## Exercise goal
Make an exact copy of all the entries below, with the pictures left out.

## Source records
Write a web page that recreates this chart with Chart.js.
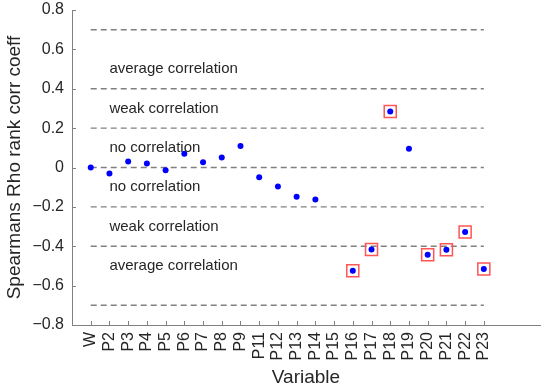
<!DOCTYPE html>
<html>
<head>
<meta charset="utf-8">
<script src="https://cdn.jsdelivr.net/npm/chart.js@4/dist/chart.umd.min.js"></script>
<style>
  body { margin: 0; background: #fff; }
  canvas { display: block; }
</style>
</head>
<body>
<canvas id="myChart" width="550" height="391"></canvas>
<script>
// categories on the x axis
const variables = ['W', 'P2', 'P3', 'P4', 'P5', 'P6', 'P7', 'P8', 'P9', 'P11', 'P12', 'P13',
  'P14', 'P15', 'P16', 'P17', 'P18', 'P19', 'P20', 'P21', 'P22', 'P23'];
// spearman rho per variable (P15 has no point)
const rho = [0, -0.03, 0.03, 0.02, -0.014, 0.07, 0.027, 0.051, 0.109, -0.049, -0.097, -0.148,
  -0.163, null, -0.525, -0.416, 0.284, 0.095, -0.443, -0.418, -0.328, -0.515];
// variables marked with a red box
const boxed = ['P16', 'P17', 'P18', 'P20', 'P21', 'P22', 'P23'];
// dashed threshold lines
const thresholds = [0.7, 0.4, 0.2, 0, -0.2, -0.4, -0.7];
// band labels
const bandText = ['average correlation', 'weak correlation', 'no correlation',
  'no correlation', 'weak correlation', 'average correlation'];
const bandY = [0.5, 0.3, 0.1, -0.1, -0.3, -0.5];
const yTicks = [-0.8, -0.6, -0.4, -0.2, 0, 0.2, 0.4, 0.6, 0.8];

const FONT = "'Liberation Sans', Arial, sans-serif";
const AXIS = '#808080';

let points = [];
rho.forEach((v, i) => { if (v !== null) points.push({x: i, y: v}); });
let boxes = points.filter(p => boxed.includes(variables[p.x]));

let datasets = [{
  data: points, pointRadius: 3, pointBackgroundColor: '#0000ff', pointBorderWidth: 0,
  showLine: false, order: 0
}, {
  data: boxes, pointStyle: 'rect', pointRadius: 8.5, pointBorderColor: '#ff5555',
  pointBorderWidth: 1.5, pointBackgroundColor: 'rgba(0,0,0,0)', showLine: false, order: 1
}];
thresholds.forEach(t => {
  datasets.push({
    data: [{x: 0, y: t}, {x: variables.length - 1, y: t}],
    showLine: true, borderColor: AXIS, borderWidth: 1.4, borderDash: [6, 4],
    pointRadius: 0, order: 2
  });
});

// inward tick marks + band labels
const extras = {
  id: 'extras',
  afterDatasetsDraw(chart) {
    const ctx = chart.ctx;
    const xs = chart.scales.x, ys = chart.scales.y;
    const area = chart.chartArea;
    ctx.save();
    ctx.font = '15px ' + FONT;
    ctx.fillStyle = '#262626';
    ctx.textBaseline = 'middle';
    ctx.textAlign = 'left';
    bandText.forEach((t, i) => {
      ctx.fillText(t, xs.getPixelForValue(1), ys.getPixelForValue(bandY[i]));
    });
    ctx.strokeStyle = AXIS;
    ctx.lineWidth = 1;
    ctx.beginPath();
    yTicks.forEach(v => {
      const y = Math.round(ys.getPixelForValue(v)) + 0.5;
      ctx.moveTo(area.left, y);
      ctx.lineTo(area.left + 4, y);
    });
    variables.forEach((c, i) => {
      const x = Math.round(xs.getPixelForValue(i)) + 0.5;
      ctx.moveTo(x, area.bottom);
      ctx.lineTo(x, area.bottom - 4);
    });
    ctx.stroke();
    ctx.restore();
  }
};

new Chart(document.getElementById('myChart'), {
  type: 'scatter',
  data: { datasets },
  options: {
    responsive: false,
    animation: false,
    events: [],
    layout: { padding: { top: 0, right: 5, left: 0, bottom: 0 } },
    plugins: { legend: { display: false }, tooltip: { enabled: false } },
    scales: {
      x: {
        type: 'linear', min: -1, max: 24,
        afterBuildTicks: (s) => { s.ticks = variables.map((c, i) => ({value: i})); },
        afterFit: (s) => { s.height = 66; },
        grid: { display: false, drawTicks: false },
        border: { color: AXIS, width: 1 },
        ticks: {
          autoSkip: false, minRotation: 90, maxRotation: 90, padding: 7,
          color: '#262626', font: { family: FONT, size: 16 },
          callback: (v) => variables[v]
        },
        title: {
          display: true, text: 'Variable', color: '#262626',
          font: { family: FONT, size: 19 }, padding: { top: 0, bottom: 2 }
        }
      },
      y: {
        min: -0.8, max: 0.8,
        afterBuildTicks: (s) => { s.ticks = yTicks.map(v => ({value: v})); },
        afterFit: (s) => { s.width = 72; s.paddingTop = 10; s.paddingBottom = 0; },
        grid: { display: false, drawTicks: false },
        border: { color: AXIS, width: 1 },
        ticks: {
          padding: 8, color: '#262626', font: { family: FONT, size: 16 },
          callback: (v) => {
            const r = Math.round(v * 10) / 10;
            if (r === 0) return '0';
            return (r < 0 ? '\u2212' : '') + Math.abs(r).toString();
          }
        },
        title: {
          display: true, text: 'Spearmans Rho rank corr coeff', color: '#262626',
          font: { family: FONT, size: 19 }, padding: { top: 3, bottom: 0 }
        }
      }
    }
  },
  plugins: [extras]
});
</script>
</body>
</html>
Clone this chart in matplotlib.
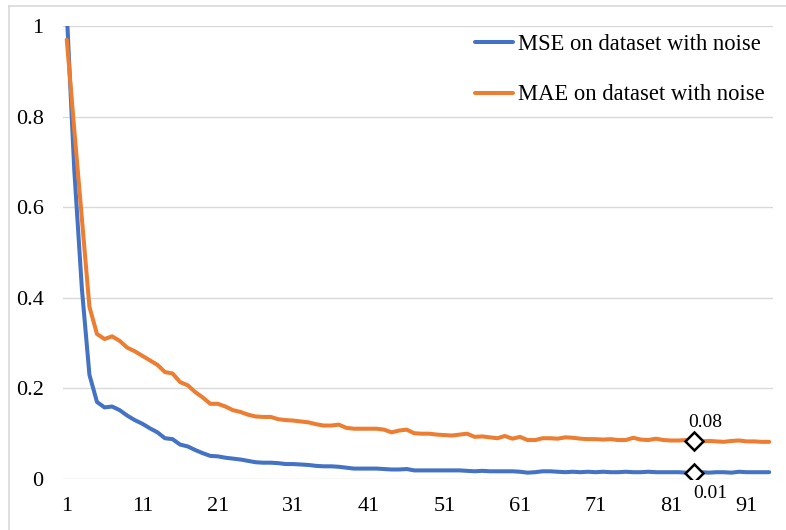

## Answer to this problem
Write a web page that recreates this chart with Chart.js.
<!DOCTYPE html>
<html>
<head>
<meta charset="utf-8">
<script src="https://cdn.jsdelivr.net/npm/chart.js@4/dist/chart.umd.min.js"></script>
<style>
  body { margin: 0; background: #fff; }
  canvas { display: block; }
</style>
</head>
<body>
<canvas id="myChart" width="550" height="391"></canvas>
<script>
// categories on the x axis
const variables = ['W', 'P2', 'P3', 'P4', 'P5', 'P6', 'P7', 'P8', 'P9', 'P11', 'P12', 'P13',
  'P14', 'P15', 'P16', 'P17', 'P18', 'P19', 'P20', 'P21', 'P22', 'P23'];
// spearman rho per variable (P15 has no point)
const rho = [0, -0.03, 0.03, 0.02, -0.014, 0.07, 0.027, 0.051, 0.109, -0.049, -0.097, -0.148,
  -0.163, null, -0.525, -0.416, 0.284, 0.095, -0.443, -0.418, -0.328, -0.515];
// variables marked with a red box
const boxed = ['P16', 'P17', 'P18', 'P20', 'P21', 'P22', 'P23'];
// dashed threshold lines
const thresholds = [0.7, 0.4, 0.2, 0, -0.2, -0.4, -0.7];
// band labels
const bandText = ['average correlation', 'weak correlation', 'no correlation',
  'no correlation', 'weak correlation', 'average correlation'];
const bandY = [0.5, 0.3, 0.1, -0.1, -0.3, -0.5];
const yTicks = [-0.8, -0.6, -0.4, -0.2, 0, 0.2, 0.4, 0.6, 0.8];

const FONT = "'Liberation Sans', Arial, sans-serif";
const AXIS = '#808080';

let points = [];
rho.forEach((v, i) => { if (v !== null) points.push({x: i, y: v}); });
let boxes = points.filter(p => boxed.includes(variables[p.x]));

let datasets = [{
  data: points, pointRadius: 3, pointBackgroundColor: '#0000ff', pointBorderWidth: 0,
  showLine: false, order: 0
}, {
  data: boxes, pointStyle: 'rect', pointRadius: 8.5, pointBorderColor: '#ff5555',
  pointBorderWidth: 1.5, pointBackgroundColor: 'rgba(0,0,0,0)', showLine: false, order: 1
}];
thresholds.forEach(t => {
  datasets.push({
    data: [{x: 0, y: t}, {x: variables.length - 1, y: t}],
    showLine: true, borderColor: AXIS, borderWidth: 1.4, borderDash: [6, 4],
    pointRadius: 0, order: 2
  });
});

// inward tick marks + band labels
const extras = {
  id: 'extras',
  afterDatasetsDraw(chart) {
    const ctx = chart.ctx;
    const xs = chart.scales.x, ys = chart.scales.y;
    const area = chart.chartArea;
    ctx.save();
    ctx.font = '15px ' + FONT;
    ctx.fillStyle = '#262626';
    ctx.textBaseline = 'middle';
    ctx.textAlign = 'left';
    bandText.forEach((t, i) => {
      ctx.fillText(t, xs.getPixelForValue(1), ys.getPixelForValue(bandY[i]));
    });
    ctx.strokeStyle = AXIS;
    ctx.lineWidth = 1;
    ctx.beginPath();
    yTicks.forEach(v => {
      const y = Math.round(ys.getPixelForValue(v)) + 0.5;
      ctx.moveTo(area.left, y);
      ctx.lineTo(area.left + 4, y);
    });
    variables.forEach((c, i) => {
      const x = Math.round(xs.getPixelForValue(i)) + 0.5;
      ctx.moveTo(x, area.bottom);
      ctx.lineTo(x, area.bottom - 4);
    });
    ctx.stroke();
    ctx.restore();
  }
};

new Chart(document.getElementById('myChart'), {
  type: 'scatter',
  data: { datasets },
  options: {
    responsive: false,
    animation: false,
    events: [],
    layout: { padding: { top: 0, right: 5, left: 0, bottom: 0 } },
    plugins: { legend: { display: false }, tooltip: { enabled: false } },
    scales: {
      x: {
        type: 'linear', min: -1, max: 24,
        afterBuildTicks: (s) => { s.ticks = variables.map((c, i) => ({value: i})); },
        afterFit: (s) => { s.height = 66; },
        grid: { display: false, drawTicks: false },
        border: { color: AXIS, width: 1 },
        ticks: {
          autoSkip: false, minRotation: 90, maxRotation: 90, padding: 7,
          color: '#262626', font: { family: FONT, size: 16 },
          callback: (v) => variables[v]
        },
        title: {
          display: true, text: 'Variable', color: '#262626',
          font: { family: FONT, size: 19 }, padding: { top: 0, bottom: 2 }
        }
      },
      y: {
        min: -0.8, max: 0.8,
        afterBuildTicks: (s) => { s.ticks = yTicks.map(v => ({value: v})); },
        afterFit: (s) => { s.width = 72; s.paddingTop = 10; s.paddingBottom = 0; },
        grid: { display: false, drawTicks: false },
        border: { color: AXIS, width: 1 },
        ticks: {
          padding: 8, color: '#262626', font: { family: FONT, size: 16 },
          callback: (v) => {
            const r = Math.round(v * 10) / 10;
            if (r === 0) return '0';
            return (r < 0 ? '\u2212' : '') + Math.abs(r).toString();
          }
        },
        title: {
          display: true, text: 'Spearmans Rho rank corr coeff', color: '#262626',
          font: { family: FONT, size: 19 }, padding: { top: 3, bottom: 0 }
        }
      }
    }
  },
  plugins: [extras]
});
</script>
</body>
</html>
Clone this chart in matplotlib.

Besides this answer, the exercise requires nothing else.